In Tome v. Parkersburg Railroad, 39 Maryland, 36, there was no by-law requiring a surrender and transfer of old certificates before the issue of new ones, and no limit of the amount of stock to be issued; and it was not contended that there had been any over-issue, or that the plaintiff had any notice of fraud or want of authority in the officers of the corporation. In Western Maryland Railroad v. Franklin Bank, 60 Maryland, 36, the certificates were not issued to the plaintiff, but bought in the market, without any notice of their having been fraudulently or illegally issued.

In Hackensack Water Company v. De Kay, to which the plaintiff has referred us, the Court of Errors of New Jersey said: "Indeed, as is apparent from all the cases cited, the doctrine which validates securities within the apparent powers of the corporation, but improperly and therefore illegally issued, applies only in favor of bona fide holders for value. A person, who takes such a security with knowledge that the conditions on which alone the security was authorized were not fulfilled, is not protected, and in his hands the security is invalid, though the imperfection is in some matter relating to the internal affairs of the corporation, which would be unavailable against a bona fide holder of the same security." 9 Stew. (N.J.) 548, 565.

The general doctrine was stated with like limitations by this court in the case of Merchants' Bank v. State Bank: "Where a party deals with a corporation in good faith — the transaction is not ultra vires — and he is unaware of any defect of authority or other irregularity on the part of those acting for the corporation, and there is nothing to excite suspicion of such defect or irregularity, the corporation is bound by the contract, although such defect or irregularity in fact exists." 10 Wall. 604, 644.

This review of the cases shows that there is no precedent for holding that the plaintiff, having dealt with the cashier individually, and lent money to him for his private use, and received from him a certificate in her own name, which stated that shares were transferable only on the books of the bank and on *170 surrender of former certificates, and no certificate having been surrendered by him or by her, and there being no evidence of the bank having ratified or received any benefit from the transaction, can recover from the bank the value of the certificate delivered to her by its cashier.

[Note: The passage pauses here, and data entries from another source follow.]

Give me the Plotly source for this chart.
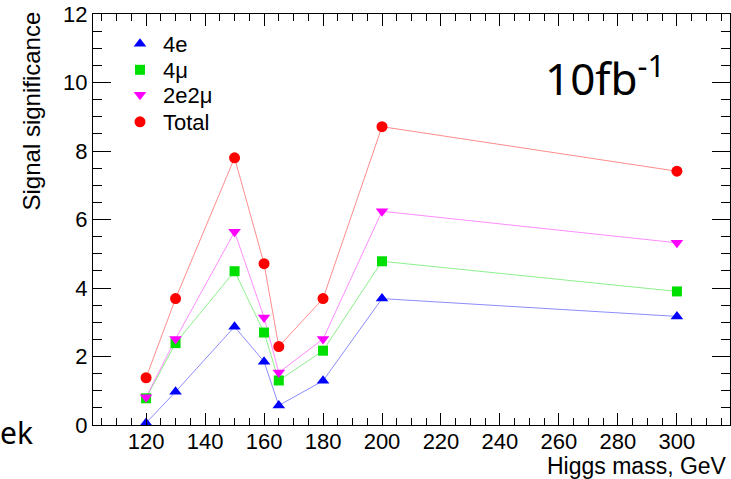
import plotly.graph_objects as go

# ---- data ----
mass = [120, 130, 150, 160, 165, 180, 200, 300]
sig_4e = [0.06, 0.97, 2.87, 1.85, 0.57, 1.29, 3.69, 3.17]
sig_4mu = [0.78, 2.39, 4.49, 2.70, 1.30, 2.17, 4.78, 3.90]
sig_2e2mu = [0.81, 2.51, 5.64, 3.14, 1.53, 2.51, 6.24, 5.32]
sig_total = [1.38, 3.69, 7.80, 4.71, 2.29, 3.69, 8.71, 7.41]

series_names = ["4e", "4\u03bc", "2e2\u03bc", "Total"]
series_values = [sig_4e, sig_4mu, sig_2e2mu, sig_total]
marker_colors = ["#0000ff", "#00e000", "#ff00ff", "#ff0000"]
line_colors = ["#8c8cff", "#8cf08c", "#ff8cff", "#ff8c8c"]
marker_symbols = ["triangle-up", "square", "triangle-down", "circle"]
marker_sizes = [11, 10, 11, 11]

x_ticks = [120, 140, 160, 180, 200, 220, 240, 260, 280, 300]
y_ticks = [0, 2, 4, 6, 8, 10, 12]

W, H = 731, 479
L, R, T, B = 93, 1, 14, 54
PW, PH = W - L - R, H - T - B


def px_x(p):
    return (p - L) / PW


def px_y(p):
    return (H - B - p) / PH


fig = go.Figure()

legend_ids = ["legend", "legend2", "legend3", "legend4"]
for i, (name, vals) in enumerate(zip(series_names, series_values)):
    fig.add_trace(go.Scatter(
        x=mass, y=vals, mode="lines",
        line=dict(color=line_colors[i], width=1),
        showlegend=False, hoverinfo="skip", cliponaxis=False,
    ))
for i, (name, vals) in enumerate(zip(series_names, series_values)):
    fig.add_trace(go.Scatter(
        x=mass, y=vals, mode="markers", name=name,
        marker=dict(symbol=marker_symbols[i], color=marker_colors[i],
                    size=marker_sizes[i], line=dict(width=0)),
        legend=legend_ids[i], cliponaxis=False,
    ))

legend_rows_y = [44, 70, 95, 122]
leg_common = dict(
    font=dict(family="Liberation Sans, Arial, sans-serif", size=22, color="black"),
    bgcolor="rgba(0,0,0,0)", borderwidth=0, itemwidth=36,
    xanchor="left", yanchor="middle", x=px_x(117),
)
layout_legends = {}
for lid, ry in zip(legend_ids, legend_rows_y):
    layout_legends[lid] = dict(leg_common, y=px_y(ry))

axis_font = dict(family="Liberation Sans, Arial, sans-serif", size=22, color="black")

fig.update_layout(
    width=W, height=H,
    margin=dict(l=L, r=R, t=T, b=B, pad=0),
    paper_bgcolor="white", plot_bgcolor="white",
    showlegend=True,
    xaxis=dict(
        range=[102, 318], tickvals=x_ticks, ticktext=[str(v) for v in x_ticks],
        ticks="inside", ticklen=12, tickwidth=1, tickcolor="black",
        minor=dict(dtick=5, tick0=100, ticks="inside", ticklen=7, tickwidth=1,
                   tickcolor="black", showgrid=False),
        showline=True, linecolor="black", linewidth=1, mirror="ticks",
        showgrid=False, zeroline=False, tickfont=axis_font,
        ticklabelstandoff=-3,
    ),
    yaxis=dict(
        range=[0, 12], tickvals=y_ticks, ticktext=[str(v) for v in y_ticks],
        ticks="inside", ticklen=18, tickwidth=1, tickcolor="black",
        minor=dict(dtick=0.5, tick0=0, ticks="inside", ticklen=9, tickwidth=1,
                   tickcolor="black", showgrid=False),
        showline=True, linecolor="black", linewidth=1, mirror="ticks",
        showgrid=False, zeroline=False, tickfont=axis_font,
    ),
    **layout_legends,
)

fig.add_annotation(
    text="Signal significance", textangle=-90, showarrow=False,
    xref="paper", yref="paper", x=px_x(31), y=px_y(10),
    xanchor="center", yanchor="top",
    font=dict(family="Liberation Sans, Arial, sans-serif", size=24, color="black"),
)
fig.add_annotation(
    text="Higgs mass, GeV", showarrow=False,
    xref="paper", yref="paper", x=px_x(729), y=px_y(466),
    xanchor="right", yanchor="middle",
    font=dict(family="Liberation Sans, Arial, sans-serif", size=23, color="black"),
)
fig.add_annotation(
    text="10fb<sup>-1</sup>", showarrow=False,
    xref="paper", yref="paper", x=px_x(543), y=px_y(76),
    xanchor="left", yanchor="middle",
    font=dict(family="Noto Sans, Open Sans, sans-serif", size=44, color="black"),
)
fig.add_annotation(
    text="ek", showarrow=False,
    xref="paper", yref="paper", x=px_x(-2), y=px_y(432),
    xanchor="left", yanchor="middle",
    font=dict(family="Noto Sans, Open Sans, sans-serif", size=30, color="black"),
)

fig.write_html("out.html")
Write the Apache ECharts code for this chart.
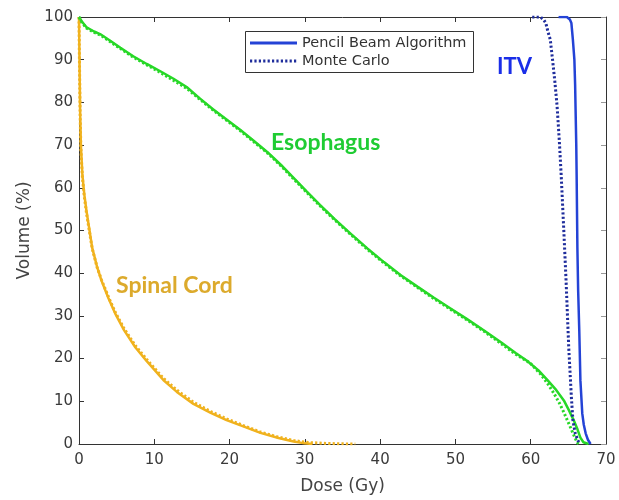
<!DOCTYPE html>
<html>
<head>
<meta charset="utf-8">
<script src="https://cdn.jsdelivr.net/npm/echarts@6/dist/echarts.min.js"></script>
<style>html,body{margin:0;padding:0;background:#fff}#c{width:619px;height:500px}</style>
</head>
<body>
<div id="c"></div>
<script>
// Dose (Gy), Volume (%)
var esoPBA = [[0,100],[0.35,99],[1,97.6],[2,96.6],[2.8,96],[4,94.6],[5.5,92.8],[7.2,90.8],[9,89],[10.8,87.3],[12.5,85.6],[14.3,83.6],[16,81],[17.8,78.4],[19.6,76],[21.4,73.6],[23.2,71],[25,68.4],[26.8,65.4],[28.5,62.3],[30.2,59.2],[32,56],[34,52.6],[36,49.4],[38.3,45.8],[40.5,42.6],[42.7,39.6],[45,36.8],[47.1,34.3],[49.3,31.8],[51.5,29.3],[53.8,26.6],[56,23.9],[58,21.3],[59.5,19.5],[61,17.3],[62.2,15],[63.4,12.6],[64.4,10.2],[65.1,7.8],[65.7,5.6],[66.2,3.5],[66.6,1.5],[67,0.4],[67.7,0]];
var esoMC  = [[0,100],[0.35,98.8],[1,97.4],[2,96.4],[2.8,95.8],[4,94.4],[5.5,92.6],[7.2,90.6],[9,88.8],[10.8,87],[12.5,85.2],[14.3,83.3],[16,80.8],[17.8,78.2],[19.6,75.8],[21.4,73.4],[23.2,70.8],[25,68.2],[26.8,65.2],[28.5,62.1],[30.2,59],[32,55.8],[34,52.4],[36,49.2],[38.3,45.6],[40.5,42.4],[42.7,39.4],[45,36.6],[47.1,34.1],[49.3,31.6],[51.5,29.1],[53.8,26.4],[56,23.6],[58,21],[59.9,19],[61.3,16.4],[62.3,14],[63.1,11.8],[63.8,9.6],[64.4,7.4],[64.9,5.4],[65.4,3.4],[65.9,1.4],[66.2,0.3],[66.4,0]];
var cordPBA = [[0,100],[0.05,92],[0.1,85],[0.15,78],[0.25,70],[0.45,63],[0.7,58.5],[1.0,54.5],[1.4,50],[1.75,46],[2.4,41.5],[3.0,38.2],[3.9,34.2],[4.8,30.6],[6,26.6],[7.5,22.6],[9,19.4],[11.2,15],[13,12.2],[15.2,9.4],[17.5,7.3],[19.6,5.6],[22,4],[24.1,2.6],[26.5,1.4],[28.5,0.6],[30,0.15],[31,0]];
var cordMC  = [[0,100],[0.05,91],[0.1,84],[0.15,77],[0.25,69],[0.45,62.5],[0.7,58],[1.0,54],[1.4,49.6],[1.75,45.8],[2.4,41.4],[3.0,38.4],[3.9,34.5],[4.8,30.9],[6,27],[7.5,23],[9,19.8],[11.2,15.4],[13,12.6],[15.2,9.8],[17.5,7.6],[19.6,5.9],[22,4.2],[24.1,2.8],[26.5,1.6],[28.5,0.8],[30.5,0.35],[32.5,0.15],[34.5,0.05],[36.7,0]];
var itvPBA = [[63.7,100],[64.8,100],[65.2,99.4],[65.4,98.6],[65.6,94.7],[65.8,90],[65.9,84],[65.95,79.2],[66.05,70],[66.1,62.9],[66.2,45.9],[66.3,36],[66.45,26.6],[66.6,14.9],[66.85,7.1],[67.05,4.5],[67.3,2.5],[67.6,1],[67.95,0]];
var itvMC  = [[60.2,100],[61.3,100],[61.7,99.4],[62,98.6],[62.3,96.5],[62.6,94.7],[62.9,90],[63.2,85],[63.5,79.2],[63.8,71],[64.05,62.9],[64.4,49.8],[64.7,38.1],[65.05,22.6],[65.4,11],[65.6,5.6],[65.9,2.6],[66.25,0.9],[66.5,0]];
var xTicks = [0,10,20,30,40,50,60,70];
var yTicks = [0,10,20,30,40,50,60,70,80,90,100];
var legendNames = ['Pencil Beam Algorithm','Monte Carlo'];

var GREEN = '#27d827', ORANGE = '#f0b21e', BLUE = '#2443d6', NAVY = '#1f2d9c';
var DOT = [2.2,2.2];
function ser(name, data, color, dotted, w, z){
  return {type:'line', name:name, data:data, showSymbol:false, symbol:'none', silent:true, z:z,
    lineStyle:{color:color, width:w, type: dotted ? DOT : 'solid', cap:'butt'}};
}
var chart = echarts.init(document.getElementById('c'), null, {renderer:'canvas'});
var labelStyle = {color:'#3a3a3a', fontSize:15, fontFamily:'DejaVu Sans'};
chart.setOption({
  animation:false,
  backgroundColor:'#fff',
  grid:{left:79, top:17, right:13, bottom:53, containLabel:false},
  xAxis:[
    {type:'value', min:0, max:70, interval:10, position:'bottom',
     axisLine:{show:true, onZero:false, lineStyle:{color:'#333', width:1}},
     axisTick:{show:true, inside:true, length:5, lineStyle:{color:'#333'}},
     axisLabel:Object.assign({margin:9, formatter:function(v){return xTicks.indexOf(v)>=0?String(v):'';}}, labelStyle),
     splitLine:{show:false},
     name:'Dose (Gy)', nameLocation:'middle', nameGap:34,
     nameTextStyle:{color:'#444', fontSize:17, fontFamily:'DejaVu Sans'}},
    {type:'value', min:0, max:70, interval:10, position:'top',
     axisLine:{show:true, onZero:false, lineStyle:{color:'#333', width:1}},
     axisTick:{show:true, inside:true, length:5, lineStyle:{color:'#333'}},
     axisLabel:{show:false}, splitLine:{show:false}}
  ],
  yAxis:[
    {type:'value', min:0, max:100, interval:10, position:'left',
     axisLine:{show:true, onZero:false, lineStyle:{color:'#333', width:1}},
     axisTick:{show:true, inside:true, length:5, lineStyle:{color:'#333'}},
     axisLabel:Object.assign({margin:6, formatter:function(v){return yTicks.indexOf(v)>=0?String(v):'';}}, labelStyle),
     splitLine:{show:false},
     name:'Volume (%)', nameLocation:'middle', nameGap:40, nameRotate:90,
     nameTextStyle:{color:'#444', fontSize:17, fontFamily:'DejaVu Sans'}},
    {type:'value', min:0, max:100, interval:10, position:'right',
     axisLine:{show:true, onZero:false, lineStyle:{color:'#333', width:1}},
     axisTick:{show:true, inside:true, length:5, lineStyle:{color:'#999'}},
     axisLabel:{show:false}, splitLine:{show:false}}
  ],
  series:[
    ser('Spinal Cord PBA', cordPBA, ORANGE, false, 2.5, 3),
    ser('Spinal Cord MC', cordMC, ORANGE, true, 3, 4),
    ser('Esophagus PBA', esoPBA, GREEN, false, 2.5, 3),
    ser('Esophagus MC', esoMC, GREEN, true, 3, 4),
    ser(legendNames[0], itvPBA, BLUE, false, 2.5, 3),
    ser(legendNames[1], itvMC, NAVY, true, 3, 4)
  ],
  graphic:[
    {type:'rect', shape:{x:245.5, y:31.5, width:228, height:41}, style:{fill:'#fff', stroke:'#333', lineWidth:1}, z:10},
    {type:'line', shape:{x1:250, y1:43, x2:297, y2:43}, style:{stroke:BLUE, lineWidth:3}, z:11},
    {type:'line', shape:{x1:250, y1:61, x2:297, y2:61}, style:{stroke:NAVY, lineWidth:3, lineDash:DOT}, z:11},
    {type:'text', x:302, y:43, style:{text:legendNames[0], fill:'#333', font:'14.5px "DejaVu Sans"', verticalAlign:'middle'}, z:11},
    {type:'text', x:302, y:61, style:{text:legendNames[1], fill:'#333', font:'14.5px "DejaVu Sans"', verticalAlign:'middle'}, z:11},
    {type:'text', x:271, y:143, style:{text:'Esophagus', fill:'#1fcc33', font:'bold 23px Lato', verticalAlign:'middle'}, z:11},
    {type:'text', x:116, y:286, style:{text:'Spinal Cord', fill:'#dcaa2c', font:'bold 23px Lato', verticalAlign:'middle'}, z:11},
    {type:'text', x:497, y:67, style:{text:'ITV', fill:'#1a2ee8', font:'bold 22px Lato', verticalAlign:'middle'}, z:11}
  ]
});
</script>
</body>
</html>
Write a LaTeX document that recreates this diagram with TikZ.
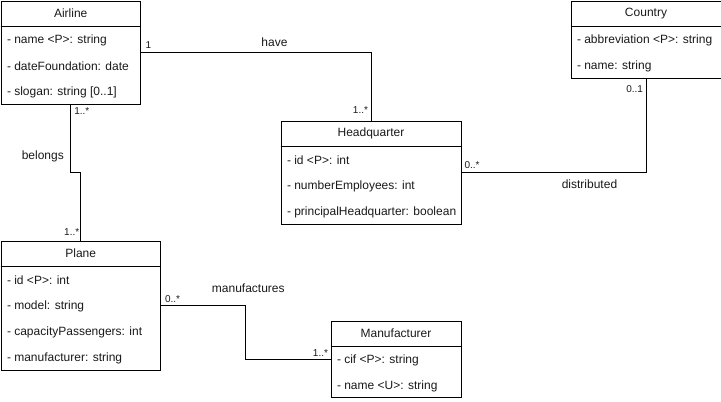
\documentclass[tikz,border=0pt]{standalone}
\usepackage{fontspec}
\setmainfont{Liberation Sans}
\usepackage{tikz}
\usetikzlibrary{calc}
\definecolor{UMLtext}{rgb}{0.1,0.1,0.1}

\begin{document}
\begin{tikzpicture}[x=1pt, y=-1pt, line width=1pt, text=UMLtext,
	classbox/.style={draw, rectangle, inner sep=0pt, anchor=north west},
	classtitle/.style={font=\fontsize{12}{14}\selectfont},
	attr/.style={anchor=west, inner sep=0pt, font=\fontsize{12}{14}\selectfont},
	mult/.style={inner sep=0pt, font=\fontsize{10}{12}\selectfont},
	assoc/.style={font=\fontsize{12}{14}\selectfont}]
	\useasboundingbox (0,0) rectangle (721,402);

	% classes
	\node[classbox, minimum width=139.5pt, minimum height=103.5pt] (airline) at (0.5,0.5) {};
	\node[classtitle] (airlinetitle) at ([yshift=-13pt]airline.north) {Airline};
	\draw ([yshift=-26pt]airline.north west) -- ([yshift=-26pt]airline.north east);
	\foreach \t [count=\i] in {{- name <P>: string}, {- dateFoundation: date}, {- slogan: string [0..1]}}
		\node[attr] (airlineattr\i) at ([xshift=6pt, yshift=-13.5pt-26pt*\i]airline.north west) {\t};

	\node[classbox, minimum width=180pt, minimum height=103.5pt] (hq) at (280.5,120.5) {};
	\node[classtitle] (hqtitle) at ([yshift=-13pt]hq.north) {Headquarter};
	\draw ([yshift=-26pt]hq.north west) -- ([yshift=-26pt]hq.north east);
	\foreach \t [count=\i] in {{- id <P>: int}, {- numberEmployees: int}, {- principalHeadquarter: boolean}}
		\node[attr] (hqattr\i) at ([xshift=6pt, yshift=-13.5pt-26pt*\i]hq.north west) {\t};

	\node[classbox, minimum width=150pt, minimum height=77.5pt] (country) at (570.5,0.5) {};
	\node[classtitle] (countrytitle) at ([yshift=-13pt]country.north) {Country};
	\draw ([yshift=-26pt]country.north west) -- ([yshift=-26pt]country.north east);
	\foreach \t [count=\i] in {{- abbreviation <P>: string}, {- name: string}}
		\node[attr] (countryattr\i) at ([xshift=6pt, yshift=-13.5pt-26pt*\i]country.north west) {\t};

	\node[classbox, minimum width=159.5pt, minimum height=129.5pt] (plane) at (0.5,240.5) {};
	\node[classtitle] (planetitle) at ([yshift=-13pt]plane.north) {Plane};
	\draw ([yshift=-26pt]plane.north west) -- ([yshift=-26pt]plane.north east);
	\foreach \t [count=\i] in {{- id <P>: int}, {- model: string}, {- capacityPassengers: int}, {- manufacturer: string}}
		\node[attr] (planeattr\i) at ([xshift=6pt, yshift=-13.5pt-26pt*\i]plane.north west) {\t};

	\node[classbox, minimum width=130pt, minimum height=76pt] (manufacturer) at (330.5,320.5) {};
	\node[classtitle] (manufacturertitle) at ([yshift=-13pt]manufacturer.north) {Manufacturer};
	\draw ([yshift=-26pt]manufacturer.north west) -- ([yshift=-26pt]manufacturer.north east);
	\foreach \t [count=\i] in {{- cif <P>: string}, {- name <U>: string}}
		\node[attr] (manufacturerattr\i) at ([xshift=6pt, yshift=-13.5pt-26pt*\i]manufacturer.north west) {\t};

	% associations
	\draw (airline.east) -| (hq.north);
	\node[assoc] (have) at (274.5,42.7) {have};
	\node[mult, anchor=base west] (havefrom) at ([xshift=4pt, yshift=3.8pt]airline.east) {1};
	\node[mult, anchor=base east] (haveto) at ([xshift=-2.5pt, yshift=7.5pt]hq.north) {1..*};

	\draw (airline.south) |- ($(airline.south)!.5!(plane.north)$) -| (plane.north);
	\node[assoc] (belongs) at (42.8,156) {belongs};
	\node[mult, anchor=base west] (belongsfrom) at ([xshift=3pt, yshift=-9.5pt]airline.south) {1..*};
	\node[mult, anchor=base east] (belongsto) at ([xshift=-1pt, yshift=5pt]plane.north) {1..*};

	\draw (hq.east) -| (country.south);
	\node[assoc] (distributed) at (589.5,184.7) {distributed};
	\node[mult, anchor=base west] (distributedfrom) at ([xshift=2.5pt, yshift=4pt]hq.east) {0..*};
	\node[mult, anchor=base east] (distributedto) at ([xshift=-2.5pt, yshift=-13pt]country.south) {0..1};

	\draw (plane.east) -| ($(plane.east)!.5!(manufacturer.west)$) |- (manufacturer.west);
	\node[assoc] (manufactures) at (248.3,288.7) {manufactures};
	\node[mult, anchor=base west] (manufacturesfrom) at ([xshift=3.5pt, yshift=3.5pt]plane.east) {0..*};
	\node[mult, anchor=base east] (manufacturesto) at ([xshift=-2pt, yshift=3pt]manufacturer.west) {1..*};
\end{tikzpicture}
\end{document}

The exceptions to the exclusion of evidence cannot be sustained. The evidence that in one or two other instances stock was issued by the cashier without the surrender of old certificates, and that the directors of the bank approved certain transfers to its president of shares once belonging to the cashier, was quite insufficient to prove that the bank ratified or received any benefit from the issue of the certificate to the plaintiff, or was guilty of any fraud towards her. The action of the directors was adapted to the single purpose of securing payment of a debt due from the cashier to the bank.

The evidence introduced and offered being insufficient to support a verdict for the plaintiff, the Circuit Court rightly directed the jury to return a verdict for the defendant. Randall v. Baltimore & Ohio Railroad, 109 U.S. 478.

Judgment affirmed.

MR. JUSTICE BRADLEY dissented.

MR. JUSTICE MATTHEWS, having been of counsel, did not sit in this case, or take any part in its decision.